Microscale additive manufacturing is one of the fastest growing areas of research within the additive manufacturing community. However, there are still significant challenges that exist in terms of available materials, resolution, throughput, and ability to fabricate true three-dimensional geometries. These challenges render commercialization of currently available microscale additive manufacturing processes difficult. This talk will review the current state-of-the-art of microscale additive manufacturing technologies and investigate the factors that currently limit each microscale additive manufacturing technology in terms of materials, resolution, throughput, and ability to fabricate complex geometries. This talk will offer prognosis about the future viability and applications of each technology along with suggested future research directions that could be used to bring each process technology in line with its fundamental, physics-based limitations. This talk will also bring together the general design guidelines that must be followed while designing scalable microscale AM processes. Finally, this talk will conclude with an analysis of the role of precision engineering in the future advancement of microscale additive manufacturing technologies.

Biography

Dr.

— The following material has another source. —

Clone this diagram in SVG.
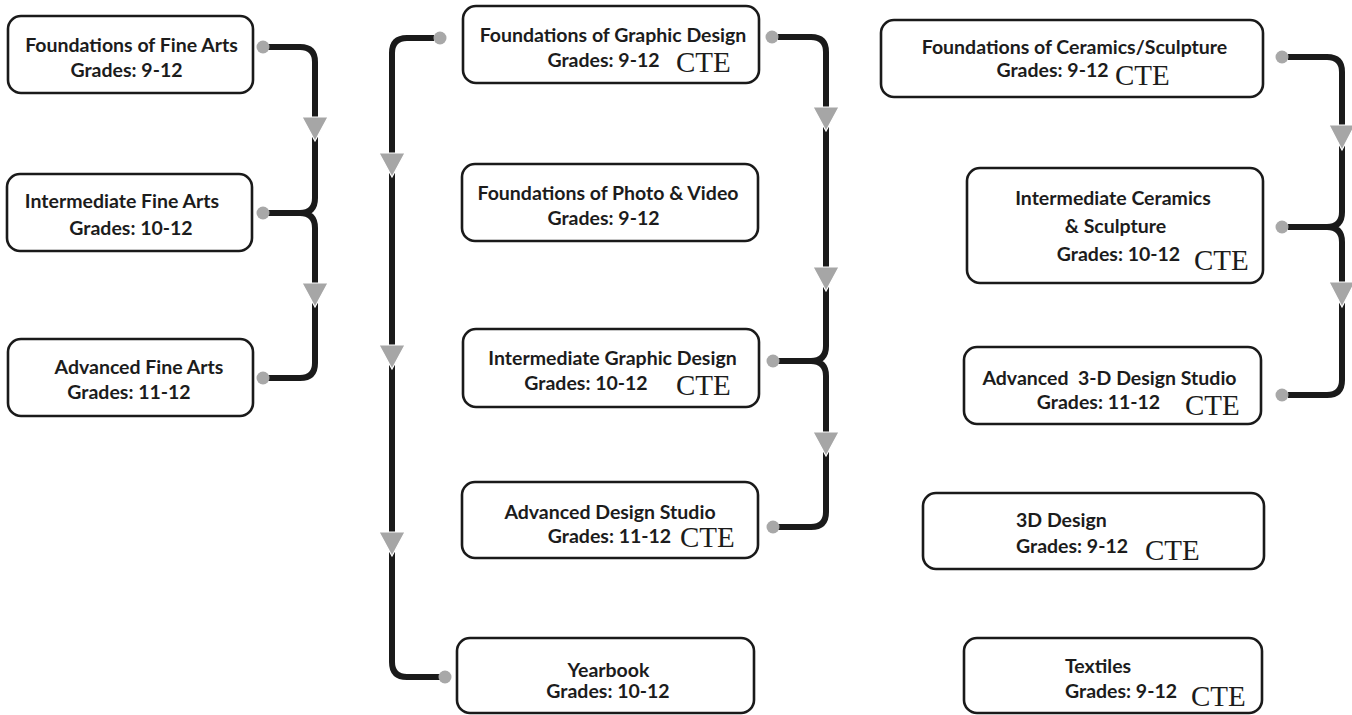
<svg xmlns="http://www.w3.org/2000/svg" width="1352" height="715" viewBox="0 0 1352 715">
<defs>
<style>
.box{fill:#fff;stroke:#1a1a1a;stroke-width:2.6}
.t{font-family:Lato,"Liberation Sans",sans-serif;font-weight:700;font-size:19.5px;fill:#1c1c1c;text-anchor:middle}
.s{text-anchor:start}
.cte{font-family:"Liberation Serif","DejaVu Serif",serif;font-size:29px;fill:#1c1c1c}
.ln{fill:none;stroke:#1a1a1a;stroke-width:6;stroke-linecap:butt}
.dot{fill:#a8a8a8}
.arr{fill:#a6a6a6;stroke:#fff;stroke-width:1.2}
</style>
</defs>
<rect width="1352" height="715" fill="#fff"/>
<g id="connectors">
<path class="ln" d="M268,47 H300 Q315,47 315,62 V198 Q315,213 300,213 H268 M300,213 Q315,213 315,228 V363 Q315,378 300,378 H268"/>
<path class="ln" d="M434,38 H407 Q392,38 392,53 V662 Q392,677 407,677 H440"/>
<path class="ln" d="M778,37 H811 Q826,37 826,52 V346 Q826,361 811,361 H778 M811,361 Q826,361 826,376 V512 Q826,527 811,527 H778"/>
<path class="ln" d="M1288,57 H1327 Q1342,57 1342,72 V212 Q1342,227 1327,227 H1288 M1327,227 Q1342,227 1342,242 V380 Q1342,395 1327,395 H1288"/>
<circle class="dot" cx="263" cy="47" r="6.5"/>
<circle class="dot" cx="263" cy="213" r="6.5"/>
<circle class="dot" cx="263" cy="378" r="6.5"/>
<circle class="dot" cx="440" cy="38" r="6.5"/>
<circle class="dot" cx="445" cy="677" r="6.5"/>
<circle class="dot" cx="772" cy="37" r="6.5"/>
<circle class="dot" cx="773" cy="361" r="6.5"/>
<circle class="dot" cx="773" cy="527" r="6.5"/>
<circle class="dot" cx="1282" cy="57" r="6.5"/>
<circle class="dot" cx="1282" cy="227" r="6.5"/>
<circle class="dot" cx="1282" cy="395" r="6.5"/>
<polygon class="arr" points="302,117 328,117 315,141"/>
<polygon class="arr" points="302,283 328,283 315,307"/>
<polygon class="arr" points="379,153 405,153 392,177"/>
<polygon class="arr" points="379,345 405,345 392,369"/>
<polygon class="arr" points="379,532 405,532 392,556"/>
<polygon class="arr" points="813,107 839,107 826,131"/>
<polygon class="arr" points="813,267 839,267 826,291"/>
<polygon class="arr" points="813,432 839,432 826,456"/>
<polygon class="arr" points="1329,125 1355,125 1342,150"/>
<polygon class="arr" points="1329,282 1355,282 1342,307"/>
</g>
<g id="fine-arts-foundations">
<rect class="box" x="8" y="16" width="245" height="77" rx="13"/>
<text class="t" x="131.5" y="52">Foundations of Fine Arts</text>
<text class="t" x="126.5" y="77">Grades: 9-12</text>
</g>
<g id="fine-arts-intermediate">
<rect class="box" x="7" y="174" width="245" height="77" rx="13"/>
<text class="t" x="122" y="208">Intermediate Fine Arts</text>
<text class="t" x="131" y="235">Grades: 10-12</text>
</g>
<g id="fine-arts-advanced">
<rect class="box" x="8" y="339" width="245" height="77" rx="13"/>
<text class="t" x="139" y="374">Advanced Fine Arts</text>
<text class="t" x="129" y="399">Grades: 11-12</text>
</g>
<g id="graphic-foundations">
<rect class="box" x="463" y="6" width="296" height="77" rx="13"/>
<text class="t" x="613" y="42">Foundations of Graphic Design</text>
<text class="t" x="603.5" y="67">Grades: 9-12</text>
<text class="cte" x="676" y="72">CTE</text>
</g>
<g id="photo-video">
<rect class="box" x="462" y="164" width="296" height="77" rx="13"/>
<text class="t" x="608" y="200">Foundations of Photo &amp; Video</text>
<text class="t" x="603.5" y="225">Grades: 9-12</text>
</g>
<g id="graphic-intermediate">
<rect class="box" x="463" y="329" width="296" height="78" rx="13"/>
<text class="t" x="612.5" y="365">Intermediate Graphic Design</text>
<text class="t" x="586" y="390">Grades: 10-12</text>
<text class="cte" x="676" y="395">CTE</text>
</g>
<g id="design-studio">
<rect class="box" x="462" y="482" width="296" height="76" rx="13"/>
<text class="t" x="610" y="519">Advanced Design Studio</text>
<text class="t" x="609.5" y="543">Grades: 11-12</text>
<text class="cte" x="680" y="547">CTE</text>
</g>
<g id="yearbook">
<rect class="box" x="457" y="638" width="297" height="75" rx="13"/>
<text class="t" x="608.5" y="677">Yearbook</text>
<text class="t" x="608" y="698">Grades: 10-12</text>
</g>
<g id="ceramics-foundations">
<rect class="box" x="881" y="20" width="382" height="77" rx="13"/>
<text class="t" x="1074.5" y="54">Foundations of Ceramics/Sculpture</text>
<text class="t" x="1052.5" y="77">Grades: 9-12</text>
<text class="cte" x="1115" y="85">CTE</text>
</g>
<g id="ceramics-intermediate">
<rect class="box" x="967" y="168" width="296" height="115" rx="13"/>
<text class="t" x="1113" y="205">Intermediate Ceramics</text>
<text class="t" x="1115.5" y="233">&amp; Sculpture</text>
<text class="t" x="1118.5" y="261">Grades: 10-12</text>
<text class="cte" x="1194" y="270">CTE</text>
</g>
<g id="3d-studio">
<rect class="box" x="964" y="347" width="297" height="77" rx="13"/>
<text class="t" x="1109.5" y="385" xml:space="preserve">Advanced  3-D Design Studio</text>
<text class="t" x="1098.5" y="409">Grades: 11-12</text>
<text class="cte" x="1185" y="415">CTE</text>
</g>
<g id="3d-design">
<rect class="box" x="923" y="493" width="341" height="76" rx="13"/>
<text class="t s" x="1016" y="527">3D Design</text>
<text class="t s" x="1016" y="553">Grades: 9-12</text>
<text class="cte" x="1145" y="560">CTE</text>
</g>
<g id="textiles">
<rect class="box" x="964" y="638" width="298" height="75" rx="13"/>
<text class="t s" x="1065" y="673">Textiles</text>
<text class="t s" x="1065" y="698">Grades: 9-12</text>
<text class="cte" x="1191" y="706">CTE</text>
</g>
</svg>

Cullinan is an Associate Professor in the Walker Department of Mechanical Engineering The University of Texas at Austin. Prior to joining The University of Texas, Dr. Cullinan was a National Research Council Postdoctoral Associate at the National Institute of Standards and Technology in Gaithersburg, Maryland. Dr. Cullinan received his Ph.D. in Mechanical Engineering from the Massachusetts Institute of Technology (MIT) in 2011. Dr. Cullinan also holds an MS (2008) in Mechanical Engineering from MIT as well as a BS in Engineering and a BA in Economics from Swarthmore College (2006). Dr. Cullinan’s research focuses on the development of novel nanomanufacturing systems and on finding ways to exploit nanoscale physical phenomena in order to improve existing macroscale devices and to create novel micro- and nanoscale devices for energy and sensing applications. Dr. Cullinan has received many awards for his research and teaching including the Outstanding Young Manufacturing Engineer Award from the Society of Manufacturing Engineers (2016), the Rising Star Award from the Sensors Expo and conference (2017), multiple Best Poster Awards from the American Society for Precision Engineering (2017, 2018), and the Outstanding Teaching by an Assistant Professor Award from the Department of Mechanical Engineering at The University of Texas at Austin (2017). Dr. Cullinan is also an associate editor for both Precision Engineering and the ASME Journal of Micro and Nanomanufacturing. In addition, he is also the co-chair of the Micro and Nanotechnology Technical Leadership Committee for the American Society for Precision Engineering.

Joe Eastwood 

University of Nottingham, UK

Machine learning for precision engineering

Advances in high performance computing combined with access to rich and massive datasets have led to a revolution in machine intelligence. The growing ubiquity of machine learning across all sectors presents many opportunities, and the precision engineering world has not been slow in leveraging this new tool. While initially confined to the world of academia, the technologies have matured enough to be seen in many industrial settings. From post-process surface metrology, to in-situ monitoring and process control – machine learning is now contributing to many applications at the cutting edge of our field. This talk will cover, at a high level, the current state of the art in machine learning as it applies to precision engineering.

Biography

Joe Eastwood is a research engineer in the Manufacturing Metrology Team at the University of Nottingham. His work focusses on the applications of machine learning to optical metrology: thus far this has included projects on six degree-of-freedom pose estimation, automated view planning and the simulation of additively manufactured surfaces using generative adversarial networks.